– Есть такое обязательство, сынок. Надо! Наступи себе на горло. И представь, что в данную минуту на тебя смотрит вся страна. И бабушка, и дедушка, и наша мамка, и твоя Валюша! И ты их кормилец!..
Самолет неожиданно вздрогнул и злобно зарычал. Его крылья присели и задрожали от напряжения. Двигатели загрохотали в яростном порыве, и самолёт устремился к земле, бешено сотрясая воздух ревущими моторами. Выпущенное шасси коснулось взлётной полосы, погасли прожекторы и замелькали огни знакомого мне аэропорта.
В Москве я, оглушённый рёвом взлетающих самолётов, выпросил билет до Краснодара, и пересел на другой рейс.
Была надежда, что я догоню Ларису. Я верил в чудеса. Пока она не утонула в омуте путанных, житейских проблем. Пока не измучила себя мыслями о безысходности судьбы. Надо вырвать её из неразберихи обстоятельств, связанных с моей непутёвой жизнью в молодости. Я надеялся, что наши чувства заставят нас обернуться друг к другу и вспыхнуть снова, как берестовые ветви в разгорающемся костре.

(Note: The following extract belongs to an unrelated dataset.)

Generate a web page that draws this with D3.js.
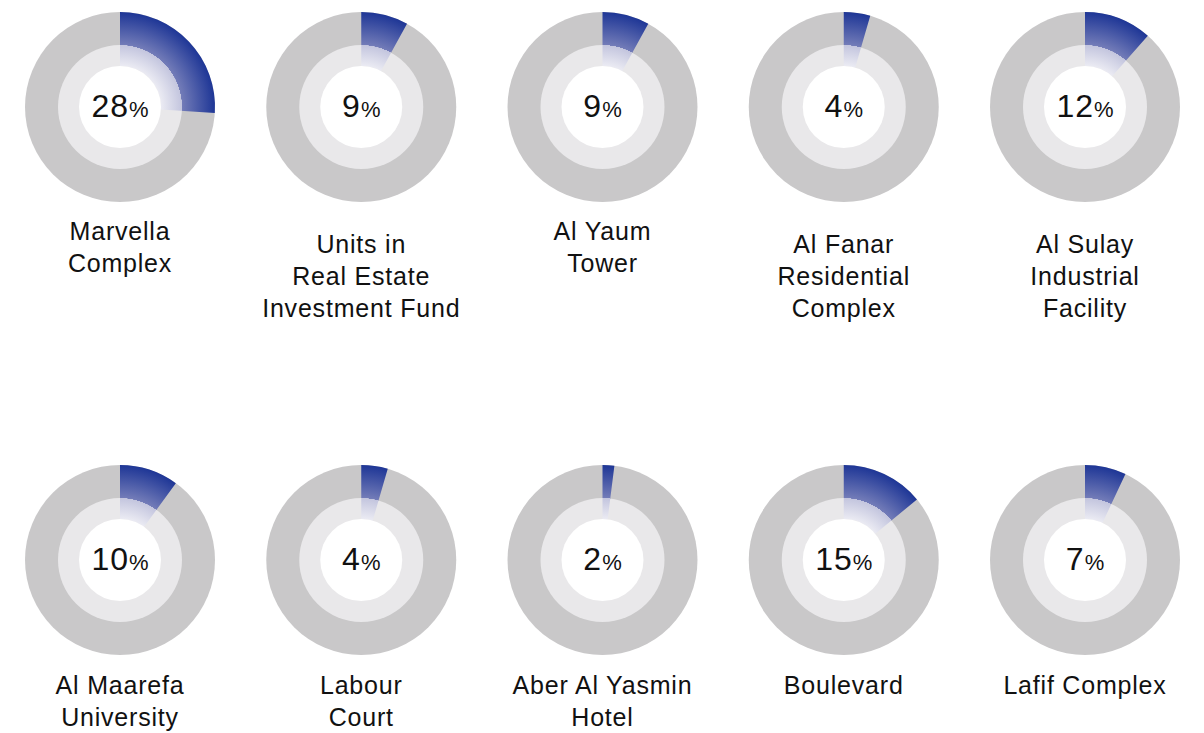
<!DOCTYPE html>
<html>
<head>
<meta charset="utf-8">
<script src="https://cdn.jsdelivr.net/npm/d3@7"></script>
<style>
  body { margin: 0; background: #fff; }
  svg text { font-family: "Liberation Sans", Arial, Helvetica, sans-serif; fill: #111; }
</style>
</head>
<body>
<svg id="chart"></svg>
<script>
// values
const projects = [
  "Marvella\nComplex",
  "Units in\nReal Estate\nInvestment Fund",
  "Al Yaum\nTower",
  "Al Fanar\nResidential\nComplex",
  "Al Sulay\nIndustrial\nFacility",
  "Al Maarefa\nUniversity",
  "Labour\nCourt",
  "Aber Al Yasmin\nHotel",
  "Boulevard",
  "Lafif Complex"
];
// printed percentages
const shares = [28, 9, 9, 4, 12, 10, 4, 2, 15, 7];
const arcShares = [26, 8, 8, 4.5, 11.5, 10, 4.5, 2, 14, 7];

const width = 1204, height = 733;
const perRow = 5;
const R = 95, midR = 62, innerR = 41;
const lineH = 32;

const svg = d3.select('#chart')
  .attr('width', width)
  .attr('height', height);

// gradient for the highlighted wedge: pale towards the centre, dark blue at the rim
const grad = svg.append('defs').append('radialGradient')
  .attr('id', 'wedgeGrad')
  .attr('gradientUnits', 'userSpaceOnUse')
  .attr('cx', 0).attr('cy', 0).attr('r', R);
[[0, '#ffffff'], [innerR / R, '#ebebf3'], [midR / R - 0.001, '#c3c5de'],
 [midR / R, '#737cb8'], [1, '#1e3696']].forEach(s => {
  grad.append('stop').attr('offset', s[0]).attr('stop-color', s[1]);
});

const data = projects.map((p, i) => ({
  name: p, value: shares[i], arc: arcShares[i],
  col: i % perRow, row: Math.floor(i / perRow)
}));

const x = d3.scalePoint().domain(d3.range(perRow)).range([120, 1085]);
const y = d3.scalePoint().domain([0, 1]).range([107, 560]);

const pct = d3.scaleLinear().domain([0, 100]).range([0, 2 * Math.PI]);
const wedge = d3.arc().innerRadius(innerR).outerRadius(R).startAngle(0);

const g = svg.selectAll('.donut')
  .data(data)
  .join('g')
    .attr('class', 'donut')
    .attr('transform', d => `translate(${x(d.col)},${y(d.row)})`);

g.append('circle').attr('r', R).attr('fill', '#c9c8c9');
g.append('circle').attr('r', midR).attr('fill', '#e9e8ea');
g.append('path')
  .attr('d', d => wedge({ endAngle: pct(d.arc) }))
  .attr('fill', 'url(#wedgeGrad)');
g.append('circle').attr('r', innerR).attr('fill', '#ffffff');

const val = g.append('text')
  .attr('text-anchor', 'middle')
  .attr('y', 10);
val.append('tspan').attr('font-size', 32).attr('letter-spacing', 1).text(d => d.value);
val.append('tspan').attr('font-size', 22).text('%');

// labels under each ring; three-line labels sit a bit lower
g.append('text')
  .attr('text-anchor', 'middle')
  .attr('font-size', 25)
  .attr('letter-spacing', 0.8)
  .each(function(d) {
    const lines = d.name.split('\n');
    const y0 = (d.row === 0 ? 133 : 134) + Math.max(0, lines.length - 2) * 13;
    d3.select(this).selectAll('tspan')
      .data(lines)
      .join('tspan')
        .attr('x', 0)
        .attr('y', (l, j) => y0 + j * lineH)
        .text(l => l);
  });
</script>
</body>
</html>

Я сидел в качающемся кресле самолёта, мысленно представляя, как меня месяц назад взбалтывало до тошноты Охотское море. Наше судно «Морион» исследовало тогда прибрежный шельф у острова Сахалин. Погода была штормовая – не рабочая. И мы, преодолевая бурлящие валы волн, искали тихую бухту, чтобы спрятаться от шквалистого ветра.
Я стоял в рубке и спорил с капитаном о необходимости продолжения работ. Рубка ходила ходуном. Волны неистово хлестали нас в правую скулу, накатывали, качали, трясли озверело и били наотмашь, захлёстывая веером взброшенные борта прыгающего на волнах судна.
– Надо рвать когти! Погода капец! Мы же не хотим собой кормить рыб? – ворчал капитан Степан Степанович Говоров. – Сколько можно испытывать судьбу. Ходим туда – сюда, а результата нет. Пустое море. Одна селёдка. Да и та по банкам отсиживается.
– Предупреждаю: я не съедобный! – воскликнул наш рулевой Коля Моргун по кличке «Анчоус».
Я стоял у иллюминатора и боролся с морской болезнью. Меня тошнило и выворачивало нещадно.
– Кэп! Ты не прав! Пусто – это не значит ничего и никогда. Надо верить в чудо! Включать мозги. И бороться, несмотря на обстоятельства. Геофизики здесь обнаружили большие структуры. Значит будет результат. Давайте ещё поработаем! – воскликнул я, задыхаясь от позывов тошноты.
– Егор! Ты на себя посмотри. Скоро кишки вылезут. Кондрашка хватит. А ты все работа, да работа. Себя пожалей. Сдохнешь. Ну и настырные вы, геологи! Давай спрячемся в ближайшей бухте. Забудь про дело. Дело не убежит. Наконец надо и технику безопасности соблюдать, – повторял, уговаривая меня, капитан.
– Степаныч! Дорогой! Надо! Понимаешь! Надо! Время и настырность приносят успех. Дай времени время! Давай ещё два профиля сделаем!
Я захлебнулся от тошноты и выплюнул из себя горькую пену.
Гул самолёта оторвал меня от морских воспоминаний. Стюардессы начали разносить завтрак. Пассажиры засуетились. Вдоль проходов между креслами стали скапливать заспанные пассажиры. Зашуршали шаги и подносы с завтраком.
– Что будете пить? Чай, кофе, вино? – спросила меня любезно стюардесса. – Что-то у вас вид болезненный. У вас всё в порядке?
– В порядке. Только сердце не на месте. Так и норовит выпрыгнуть за борт.
– Может, вам померить давление. Или принести таблетку?
– Принесите мне лучше чай с ядом! – пошутил я.
– Нам не надо ЧП на борту. Вот вам чай с лимоном. Наслаждайтесь. Если что – звоните!
– Спасибо! Постараюсь не тревожить вас напрасно!
Неожиданно самолёт провалился в аэродинамическую яму и запрыгал, как на батуте.
Я закрыл глаза, ощущая привычную качку и опять представил холодное море, далёкий скалисто-ухабистый берег острова Сахалин и замысловатые кувырки нашего судна.